I called up Amy Domini, who manages Domini Social Equity for investors with a "conscience," to brag about how well the Axis of Evil is doing. Social funds like Domini make a point of shutting out tobacco, alcohol, gambling, big oil, defense, small arms, and agribusiness stocks -- wherever profit seems to come before people, the social funds say no. As for the Axis: "Well," says Domini with a sigh, "I've never come across such a fund. If it did exist, the manager would have to be the most cynical human being ever born. But this is definitely his time -- the heyday for such a thing. There's a man in the White House who appears to be absolutely obsessed with war."

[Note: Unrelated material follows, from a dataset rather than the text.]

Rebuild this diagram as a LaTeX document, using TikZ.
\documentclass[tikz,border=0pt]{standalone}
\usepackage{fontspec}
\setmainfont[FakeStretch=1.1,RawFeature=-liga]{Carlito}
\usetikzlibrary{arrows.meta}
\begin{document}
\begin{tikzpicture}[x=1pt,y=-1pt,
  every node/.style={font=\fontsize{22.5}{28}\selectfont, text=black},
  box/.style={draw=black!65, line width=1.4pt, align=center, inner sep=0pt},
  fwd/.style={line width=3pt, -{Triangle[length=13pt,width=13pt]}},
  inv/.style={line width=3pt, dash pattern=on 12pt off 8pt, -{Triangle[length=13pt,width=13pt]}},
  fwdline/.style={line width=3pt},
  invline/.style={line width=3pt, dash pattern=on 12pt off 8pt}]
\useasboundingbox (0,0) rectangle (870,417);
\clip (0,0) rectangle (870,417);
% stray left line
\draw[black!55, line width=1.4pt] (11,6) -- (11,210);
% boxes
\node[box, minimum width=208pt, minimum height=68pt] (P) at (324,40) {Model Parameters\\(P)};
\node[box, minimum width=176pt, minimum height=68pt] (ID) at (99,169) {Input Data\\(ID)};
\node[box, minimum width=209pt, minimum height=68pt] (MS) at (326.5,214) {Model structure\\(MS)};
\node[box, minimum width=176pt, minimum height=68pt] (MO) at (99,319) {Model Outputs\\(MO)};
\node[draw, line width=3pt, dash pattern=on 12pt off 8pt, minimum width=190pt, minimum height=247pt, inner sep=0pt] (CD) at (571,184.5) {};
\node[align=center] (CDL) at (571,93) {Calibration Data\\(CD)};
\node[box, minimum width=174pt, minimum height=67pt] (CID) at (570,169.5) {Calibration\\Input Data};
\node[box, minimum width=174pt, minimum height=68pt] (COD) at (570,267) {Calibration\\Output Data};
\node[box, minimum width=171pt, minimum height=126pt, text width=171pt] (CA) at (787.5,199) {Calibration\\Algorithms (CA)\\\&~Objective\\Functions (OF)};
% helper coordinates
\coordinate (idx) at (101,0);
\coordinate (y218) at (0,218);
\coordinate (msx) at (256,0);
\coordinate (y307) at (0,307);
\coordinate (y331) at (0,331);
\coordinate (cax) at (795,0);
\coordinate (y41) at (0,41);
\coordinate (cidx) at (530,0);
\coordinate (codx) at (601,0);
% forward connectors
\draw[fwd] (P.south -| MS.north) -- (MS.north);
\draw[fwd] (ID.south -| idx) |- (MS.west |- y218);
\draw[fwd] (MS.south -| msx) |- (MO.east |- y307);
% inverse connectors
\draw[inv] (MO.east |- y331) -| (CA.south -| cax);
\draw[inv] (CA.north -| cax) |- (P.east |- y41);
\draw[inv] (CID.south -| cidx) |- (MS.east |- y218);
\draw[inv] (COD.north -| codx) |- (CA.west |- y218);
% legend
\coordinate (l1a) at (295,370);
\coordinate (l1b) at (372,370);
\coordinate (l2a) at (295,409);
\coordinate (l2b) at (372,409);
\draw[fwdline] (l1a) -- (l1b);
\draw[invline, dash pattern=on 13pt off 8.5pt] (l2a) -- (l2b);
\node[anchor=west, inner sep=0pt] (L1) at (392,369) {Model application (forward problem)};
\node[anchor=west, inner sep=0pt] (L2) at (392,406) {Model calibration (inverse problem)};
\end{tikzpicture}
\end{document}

But if there's a war on, isn't it in fact far from cynical to invest in the big-budget defenders of the nation? I mean, get with the program, Domini! Come in for the Big Push. Come to think of it, it's the socially "responsible" funds that are un-American: They won't invest in oil or pistols or even Jack Daniels. Probably dangerous; definitely to be monitored. More importantly, look at their lousy returns. Since 9-11, Domini Social rose just .84 percent, beating out the Dow, sure, by a hundredth of a percentage point -- squat compared to the Axis' 185 percent. Other socials climbed in the 1 to 2 percent range. The Pax World Balanced Fund was down 1.1 percent. Pax just doesn't pay.
Does anybody really think this way? Funny thing: When Ray Turchansky filed his item last October, he says he got calls from interested parties "all over Canada."
"Gee," they told him, "my financial advisor has looked all over and we can't find this thing. We want in."
And they weren't even United States citizens. God bless 'em!